When there was little food available right after World War II, everyone in Japan must have thought they wanted to eat until they were completely full. But now that people live in abundance in this country, they are refraining themselves from eating. How ironic.

When I told this to my students in a class I teach at a college, everyone seemed to be surprised. A female student told me that she is on a diet and has been cutting back on her meals. She cited television as one of the reasons why she was on a diet, saying that actresses who are thin are pampered by everyone on TV while chubby comediennes are made fun of for being "sloppy" and "unattractive." She said watching that made her "afraid."

I've heard that making fun of someone's body as comedy only works on Japanese TV. Regardless, I want this to stop by any means possible.

Meanwhile, another student said they changed their mind (about body image) after they started watching American TV shows on their smartphone.
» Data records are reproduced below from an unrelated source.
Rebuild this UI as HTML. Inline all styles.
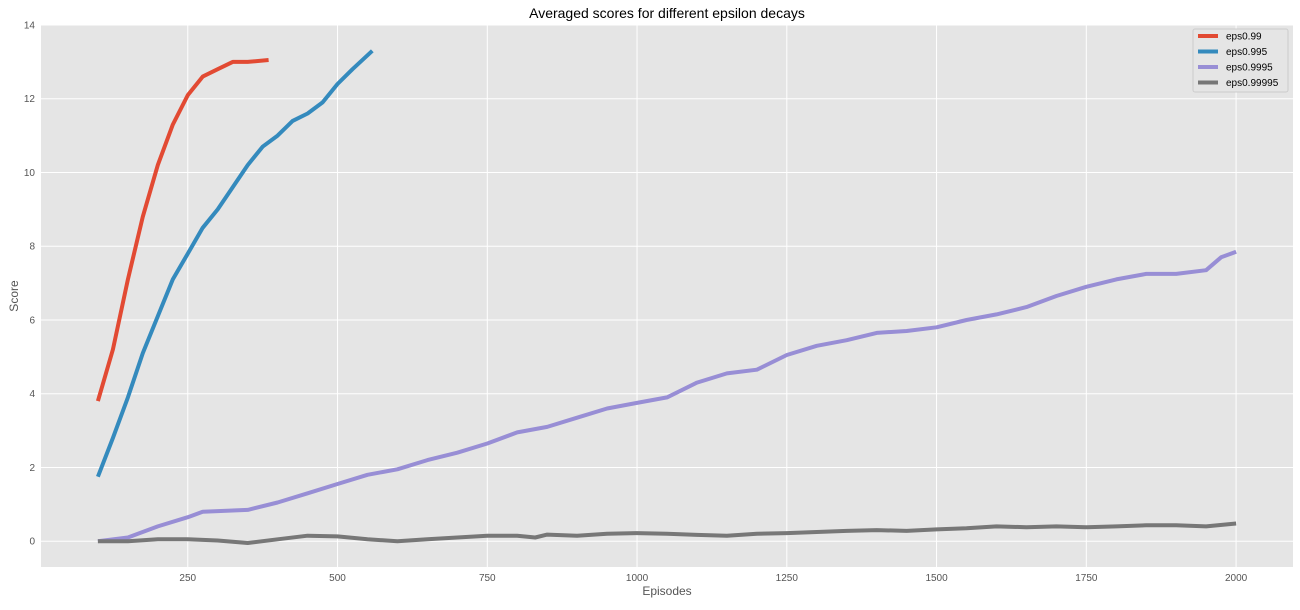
<!DOCTYPE html>
<html><head><meta charset="utf-8"><style>
body{margin:0;background:#fff;font-family:"Liberation Sans","DejaVu Sans",sans-serif}
</style></head><body>
<svg id="chart" width="1300" height="605" xmlns="http://www.w3.org/2000/svg"></svg>
<script>
const xTicks=[250,500,750,1000,1250,1500,1750,2000];
const yTicks=[0,2,4,6,8,10,12,14];
const seriesNames=["eps0.99","eps0.995","eps0.9995","eps0.99995"];
const seriesColors=["#E24A33","#348ABD","#988ED5","#777777"];
const redEp=[100,125,150,175,200,225,250,275,300,325,350,385];
const redVal=[3.8,5.2,7.1,8.8,10.2,11.3,12.1,12.6,12.8,13.0,13.0,13.05];
const blueEp=[100,125,150,175,200,225,250,275,300,325,350,375,400,425,450,475,500,525,558];
const blueVal=[1.75,2.8,3.9,5.1,6.1,7.1,7.8,8.5,9.0,9.6,10.2,10.7,11.0,11.4,11.6,11.9,12.4,12.8,13.3];
const purpleEp=[100,150,200,250,275,350,400,450,500,550,600,650,700,750,800,850,900,950,1000,1050,1100,1150,1200,1250,1300,1350,1400,1450,1500,1550,1600,1650,1700,1750,1800,1850,1900,1950,1975,2000];
const purpleVal=[0,0.1,0.4,0.65,0.8,0.85,1.05,1.3,1.55,1.8,1.95,2.2,2.4,2.65,2.95,3.1,3.35,3.6,3.75,3.9,4.3,4.55,4.65,5.05,5.3,5.45,5.65,5.7,5.8,6.0,6.15,6.35,6.65,6.9,7.1,7.25,7.25,7.35,7.7,7.85];
const grayEp=[100,150,200,250,300,350,400,450,500,550,600,650,700,750,800,830,850,900,950,1000,1050,1100,1150,1200,1250,1300,1350,1400,1450,1500,1550,1600,1650,1700,1750,1800,1850,1900,1950,2000];
const grayVal=[0,0,0.05,0.05,0.02,-0.05,0.05,0.15,0.13,0.05,0,0.05,0.1,0.15,0.15,0.1,0.18,0.15,0.2,0.22,0.2,0.17,0.15,0.2,0.22,0.25,0.28,0.3,0.28,0.32,0.35,0.4,0.38,0.4,0.38,0.4,0.43,0.43,0.4,0.48];

const L=41,R=1293,T=25,B=567;
const X0=5,X1=2095,Y0=-0.7,Y1=14;
const sx=v=>L+(v-X0)/(X1-X0)*(R-L);
const sy=v=>B-(v-Y0)/(Y1-Y0)*(B-T);
const svg=document.getElementById('chart');
const NS='http://www.w3.org/2000/svg';
function mk(tag,attrs,text){const e=document.createElementNS(NS,tag);for(const k in attrs)e.setAttribute(k,attrs[k]);if(text!==undefined)e.textContent=text;svg.appendChild(e);return e;}

let bg=mk('rect',{x:L,y:T,width:R-L,height:B-T,fill:'#E5E5E5'});


xTicks.forEach(t=>{
  let g=mk('line',{x1:sx(t),x2:sx(t),y1:T,y2:B,stroke:'#fff','stroke-width':1});
  
  
  let lb=mk('text',{x:sx(t),y:B+14,'text-anchor':'middle','font-size':10,fill:'#555'},t);
  
  
});
yTicks.forEach(t=>{
  let g=mk('line',{x1:L,x2:R,y1:sy(t),y2:sy(t),stroke:'#fff','stroke-width':1});
  
  
  let lb=mk('text',{x:L-6,y:sy(t)+3.5,'text-anchor':'end','font-size':10,fill:'#555'},t);
  
  
});
const allEp=[redEp,blueEp,purpleEp,grayEp],allVal=[redVal,blueVal,purpleVal,grayVal];
allEp.forEach((ep,i)=>{
  const d=ep.map((e,j)=>(j?'L':'M')+sx(e).toFixed(1)+','+sy(allVal[i][j]).toFixed(1)).join(' ');
  let p=mk('path',{d:d,fill:'none',stroke:seriesColors[i],'stroke-width':4,'stroke-linejoin':'round'});
  
  
});
let title=mk('text',{x:(L+R)/2,y:18,'text-anchor':'middle','font-size':14,fill:'#000'},'Averaged scores for different epsilon decays');


let xl=mk('text',{x:(L+R)/2,y:595,'text-anchor':'middle','font-size':12,fill:'#555'},'Episodes');


let yl=mk('text',{x:18,y:(T+B)/2,'text-anchor':'middle','font-size':12,fill:'#555',transform:'rotate(-90 18 '+(T+B)/2+')'},'Score');


let lg=mk('rect',{x:1193,y:29,width:95,height:63,fill:'#E5E5E5',stroke:'#ccc','stroke-width':1,rx:2});


seriesNames.forEach((n,i)=>{
  const y=36+i*15.5;
  let s=mk('line',{x1:1198,x2:1218,y1:y,y2:y,stroke:seriesColors[i],'stroke-width':4});
  
  
  let t=mk('text',{x:1226,y:y+3.5,'font-size':10,fill:'#000'},n);
  
  
});
</script>
</body></html>
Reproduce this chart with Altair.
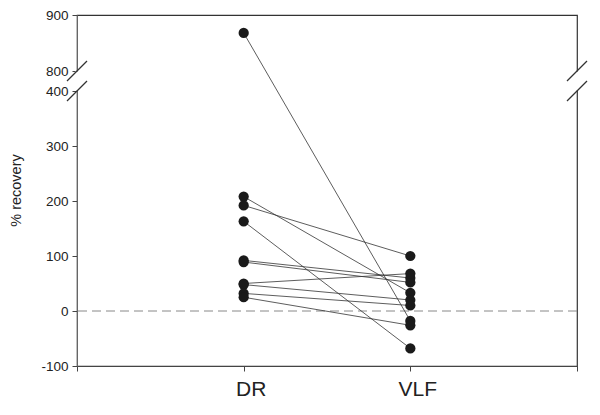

Actors of different body types appear in American drama series and their characters solve crimes and fall in love. The student told me that watching those shows made them realize "not just skinny people are cool."

It is true that fit and good-looking actors are featured in Japanese and South Korean TV drama programs, while their American counterparts cast actors of different race, body type and age. Come to think of it, the latter is more natural.

It's easy to say "what counts is inside not the outside" when it comes to humans, but when you flip pages of a magazine, all you see are beautiful men and women posing as models, and you unknowingly develop the idea that at the end of the day everyone likes people who look like those in the magazines.

I hope, especially for young people, they come to like how they look regardless of what is presented as desirable. I hope they eat what they can until they are full whenever possible and also fill their hearts, and feel, "It's fun being alive." Once you come to like yourself, your outside will surely shine.